I happen to have a Java application that I created specifically for the purpose of playing around with testing tools, called Java Poker. With all due modesty, I must say I did a creditable job of writing imperfect code. Let’s pretend the imperfections were intentional, for the sake of my fragile ego.
Intentional or not, the code base wouldn’t be of much use for learning about testing tools if everything came out 100% right all the time. PIT should discover quite a few opportunities for improvement in the tests.
Following the Quickstart instructions on the PIT site, I added a dependency to the Maven pom and ran the goal:
mvn org.pitest:pitest-maven:mutationCoverage
This was straight out of the box with all defaults, no customization, no configuration, no preparation of the target code base, and no modification to the existing test suite.

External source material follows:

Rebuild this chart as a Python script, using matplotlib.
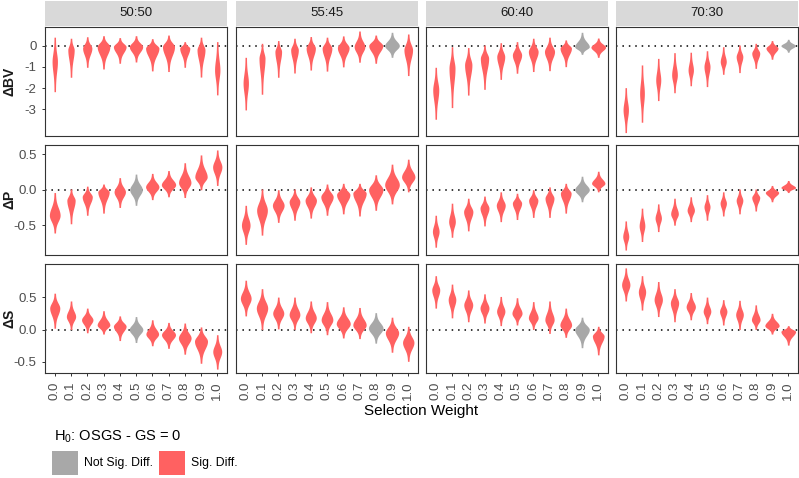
import numpy as np
import matplotlib
matplotlib.use("Agg")
import matplotlib.pyplot as plt
from matplotlib.patches import Rectangle

plt.rcParams['font.family'] = ['Liberation Sans', 'DejaVu Sans']
plt.rcParams['mathtext.fontset'] = 'custom'
plt.rcParams['mathtext.rm'] = 'Liberation Sans'
plt.rcParams['mathtext.default'] = 'regular'

ratios = ["50:50", "55:45", "60:40", "70:30"]
weights = ["0.0", "0.1", "0.2", "0.3", "0.4", "0.5", "0.6", "0.7", "0.8", "0.9", "1.0"]
metrics = ["ΔBV", "ΔP", "ΔS"]

# violin summaries: min, widest point, max, width
bv_lo = [[-2.17, -1.49, -1.02, -1.10, -0.83, -0.77, -1.19, -1.22, -1.02, -1.48, -2.32],
         [-3.03, -2.29, -1.49, -1.29, -1.15, -1.20, -1.00, -0.78, -0.83, -0.55, -1.41],
         [-3.47, -2.92, -2.33, -2.06, -1.59, -1.30, -1.22, -1.18, -0.99, -0.41, -0.55],
         [-4.10, -3.61, -2.59, -2.22, -1.89, -1.93, -1.35, -1.27, -1.07, -0.64, -0.31]]
bv_pk = [[-0.75, -0.20, -0.12, -0.05, -0.05, -0.05, -0.12, -0.05, -0.12, -0.20, -1.15],
         [-1.77, -0.60, -0.28, -0.20, -0.12, -0.12, -0.10, -0.05, 0.00, 0.00, -0.20],
         [-2.09, -1.07, -0.91, -0.60, -0.52, -0.44, -0.28, -0.28, -0.12, -0.05, -0.07],
         [-3.03, -2.25, -1.62, -1.38, -1.15, -0.99, -0.75, -0.52, -0.36, -0.12, 0.00]]
bv_hi = [[0.40, 0.35, 0.42, 0.47, 0.38, 0.47, 0.33, 0.50, 0.19, 0.40, 0.19],
         [-0.55, 0.11, 0.24, 0.35, 0.43, 0.40, 0.46, 0.69, 0.50, 0.63, 0.55],
         [-1.02, -0.05, -0.09, 0.03, 0.14, 0.19, 0.35, 0.40, 0.27, 0.63, 0.36],
         [-1.98, -0.91, -0.60, -0.33, -0.31, -0.24, -0.05, 0.03, 0.11, 0.24, 0.30]]
bv_wd = [[0.33, 0.39, 0.57, 0.78, 0.78, 0.82, 0.82, 0.74, 0.62, 0.49, 0.33],
         [0.33, 0.37, 0.41, 0.47, 0.57, 0.60, 0.72, 0.66, 0.86, 0.90, 0.53],
         [0.37, 0.37, 0.45, 0.51, 0.49, 0.57, 0.60, 0.62, 0.70, 0.90, 0.90],
         [0.33, 0.29, 0.31, 0.35, 0.33, 0.37, 0.37, 0.41, 0.49, 0.74, 0.90]]

p_lo = [[-0.61, -0.48, -0.36, -0.33, -0.25, -0.22, -0.14, -0.10, -0.11, 0.00, 0.06],
        [-0.77, -0.64, -0.46, -0.43, -0.40, -0.36, -0.34, -0.37, -0.29, -0.20, -0.03],
        [-0.81, -0.67, -0.58, -0.51, -0.45, -0.42, -0.39, -0.39, -0.33, -0.17, -0.03],
        [-0.85, -0.73, -0.59, -0.50, -0.45, -0.43, -0.37, -0.34, -0.30, -0.17, -0.04]]
p_pk = [[-0.36, -0.15, -0.10, -0.03, -0.03, 0.00, 0.04, 0.07, 0.10, 0.18, 0.32],
        [-0.50, -0.29, -0.22, -0.17, -0.15, -0.10, -0.07, -0.05, 0.00, 0.07, 0.18],
        [-0.59, -0.45, -0.31, -0.26, -0.22, -0.19, -0.15, -0.12, -0.05, 0.00, 0.09],
        [-0.66, -0.51, -0.40, -0.34, -0.29, -0.24, -0.19, -0.15, -0.11, -0.04, 0.03]]
p_hi = [[-0.04, 0.01, 0.05, 0.08, 0.17, 0.22, 0.23, 0.27, 0.38, 0.49, 0.56],
        [-0.22, 0.01, 0.00, 0.01, 0.04, 0.08, 0.09, 0.09, 0.21, 0.36, 0.43],
        [-0.36, -0.19, -0.12, -0.09, -0.03, -0.05, 0.00, 0.04, 0.09, 0.19, 0.26],
        [-0.44, -0.26, -0.20, -0.12, -0.10, -0.07, -0.03, 0.01, 0.01, 0.06, 0.13]]
p_wd = [[0.66, 0.51, 0.62, 0.70, 0.70, 0.78, 0.82, 0.88, 0.76, 0.76, 0.57],
        [0.53, 0.66, 0.72, 0.66, 0.70, 0.76, 0.82, 0.82, 0.88, 0.90, 0.82],
        [0.41, 0.41, 0.57, 0.55, 0.55, 0.57, 0.57, 0.55, 0.66, 0.90, 0.82],
        [0.37, 0.35, 0.39, 0.47, 0.45, 0.37, 0.39, 0.41, 0.49, 0.82, 0.90]]

s_lo = [[0.02, 0.00, -0.05, -0.07, -0.17, -0.20, -0.25, -0.29, -0.38, -0.52, -0.61],
        [0.21, 0.00, 0.01, 0.00, -0.05, -0.08, -0.13, -0.14, -0.21, -0.35, -0.49],
        [0.33, 0.18, 0.12, 0.10, 0.06, 0.07, 0.00, -0.06, -0.12, -0.28, -0.39],
        [0.44, 0.30, 0.20, 0.12, 0.15, 0.09, 0.07, 0.00, 0.00, -0.07, -0.24]]
s_pk = [[0.33, 0.20, 0.15, 0.07, 0.05, 0.00, -0.07, -0.08, -0.13, -0.18, -0.34],
        [0.48, 0.33, 0.25, 0.23, 0.18, 0.15, 0.09, 0.07, 0.02, -0.05, -0.20],
        [0.61, 0.46, 0.38, 0.33, 0.28, 0.25, 0.18, 0.15, 0.07, 0.00, -0.10],
        [0.69, 0.58, 0.46, 0.41, 0.35, 0.28, 0.28, 0.23, 0.15, 0.06, -0.03]]
s_hi = [[0.56, 0.44, 0.33, 0.29, 0.21, 0.20, 0.15, 0.11, 0.10, 0.04, -0.08],
        [0.76, 0.63, 0.50, 0.50, 0.44, 0.43, 0.35, 0.34, 0.26, 0.19, 0.05],
        [0.83, 0.70, 0.61, 0.55, 0.51, 0.49, 0.43, 0.44, 0.33, 0.19, 0.05],
        [0.95, 0.83, 0.74, 0.63, 0.57, 0.50, 0.46, 0.45, 0.38, 0.25, 0.06]]
s_wd = [[0.62, 0.57, 0.70, 0.78, 0.78, 0.84, 0.78, 0.86, 0.78, 0.80, 0.55],
        [0.66, 0.70, 0.68, 0.66, 0.68, 0.72, 0.86, 0.82, 0.90, 0.82, 0.70],
        [0.49, 0.47, 0.55, 0.55, 0.51, 0.62, 0.60, 0.57, 0.72, 0.90, 0.72],
        [0.51, 0.45, 0.51, 0.51, 0.57, 0.47, 0.45, 0.47, 0.53, 0.88, 0.90]]

# 1 = significant difference, 0 = not
bv_sig = [[1] * 11, [1] * 9 + [0, 1], [1] * 9 + [0, 1], [1] * 10 + [0]]
p_sig = [[1] * 5 + [0] + [1] * 5, [1] * 11, [1] * 9 + [0, 1], [1] * 11]
s_sig = [[1] * 5 + [0] + [1] * 5, [1] * 8 + [0, 1, 1], [1] * 9 + [0, 1], [1] * 11]

rows = [(bv_lo, bv_pk, bv_hi, bv_wd, bv_sig, (-4.26, 0.88), [0, -1, -2, -3], ["0", "-1", "-2", "-3"]),
        (p_lo, p_pk, p_hi, p_wd, p_sig, (-0.92, 0.63), [-0.5, 0, 0.5], ["-0.5", "0.0", "0.5"]),
        (s_lo, s_pk, s_hi, s_wd, s_sig, (-0.67, 1.01), [-0.5, 0, 0.5], ["-0.5", "0.0", "0.5"])]

RED = "#FF6161"
GREY = "#A8A8A8"
W, H = 799, 478


def box(x0, y0, w, h):
    return [x0 / W, 1 - (y0 + h) / H, w / W, h / H]


def violin(ax, x, lo, pk, hi, wd, color):
    y = np.linspace(lo, hi, 300)
    sl = max(pk - lo, 1e-3) / 3.0
    sh = max(hi - pk, 1e-3) / 3.0
    z = np.where(y < pk, (y - pk) / sl, (y - pk) / sh)
    half = 0.045 + (wd / 2 - 0.045) * np.exp(-0.5 * z ** 2)
    ax.fill_betweenx(y, x - half, x + half, color=color, lw=0, zorder=2)


fig = plt.figure(figsize=(W / 100, H / 100), dpi=100)
col_x = [45, 236, 426, 616]
row_y = [27, 145, 264]
pw, ph = 182, 109
xs = np.arange(len(weights))

for r, (lo, pk, hi, wd, sig, ylim, yt, ytl) in enumerate(rows):
    for c in range(4):
        ax = fig.add_axes(box(col_x[c], row_y[r], pw, ph if r != 1 else 110))
        ax.axhline(0, color="black", lw=1.1, ls=(0, (1, 3.2)), zorder=1)
        for i in xs:
            violin(ax, i, lo[c][i], pk[c][i], hi[c][i], wd[c][i], RED if sig[c][i] else GREY)
        ax.set_xlim(-0.6, 10.6)
        ax.set_ylim(*ylim)
        for sp in ax.spines.values():
            sp.set_color("#333333")
            sp.set_linewidth(0.8)
        ax.tick_params(colors="#333333", length=2.5, width=0.7, labelcolor="#4D4D4D", labelsize=9.5)
        ax.set_xticks(xs)
        if r == 2:
            ax.set_xticklabels(weights, rotation=90)
        else:
            ax.tick_params(axis="x", length=0, labelbottom=False)
        if c == 0:
            ax.set_yticks(yt)
            ax.set_yticklabels(ytl)
        else:
            ax.set_yticks([])
    fig.text(10 / W, 1 - (row_y[r] + ph / 2) / H, metrics[r], rotation=90, fontsize=10,
             fontweight="bold", color="#1A1A1A", ha="center", va="center")

# strips
for c in range(4):
    fig.patches.append(Rectangle((col_x[c] / W, 1 - 26 / H), pw / W, 25 / H,
                                 transform=fig.transFigure, facecolor="#D9D9D9", edgecolor="none"))
    fig.text((col_x[c] + pw / 2) / W, 1 - 13.5 / H, ratios[c], fontsize=9.5, color="#1A1A1A",
             ha="center", va="center")

fig.text(421 / W, 1 - 411 / H, "Selection Weight", fontsize=11, color="black", ha="center", va="center")

# legend
fig.text(54 / W, 1 - 437 / H, r"H$_0$: OSGS - GS = 0", fontsize=10.5, ha="left", va="center")
fig.patches.append(Rectangle((52 / W, 1 - 475 / H), 26 / W, 24 / H, transform=fig.transFigure,
                             facecolor=GREY, edgecolor="none"))
fig.text(84 / W, 1 - 463 / H, "Not Sig. Diff.", fontsize=8.8, ha="left", va="center")
fig.patches.append(Rectangle((159 / W, 1 - 475 / H), 26 / W, 24 / H, transform=fig.transFigure,
                             facecolor=RED, edgecolor="none"))
fig.text(191 / W, 1 - 463 / H, "Sig. Diff.", fontsize=8.8, ha="left", va="center")

fig.savefig("out.png", dpi=100)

PIT applied various types of mutations to the code and executed the existing test suite. It generated an HTML report of the results:
The report shows line coverage, which isn’t related to the mutations, and mutation coverage, which tells us how well the existing test suite detected the defects that were injected via mutation. We can see in this case there were a number of mutations that survived, indicating potential improvement in the test suite.
We can drill down through multiple levels of reports to see the details. In this example from class FiveCardStudGame, PIT found “no coverage” in several places. The results look like this:
Here’s an example from class AbstractCard that shows how PIT reports a mutant that survives:
The tool provides enough information about how it mutated the code and what happened that you can add or modify test cases to cover the situation.
Mutation testing tools for other languages provide similar information. There’s no way to guarantee code is perfect, but mutation testing appears to be a useful technique to add to your toolkit to gain higher confidence in the code. I found this particular mutation testing tool to be very easy to use, and to provide good value for the effort.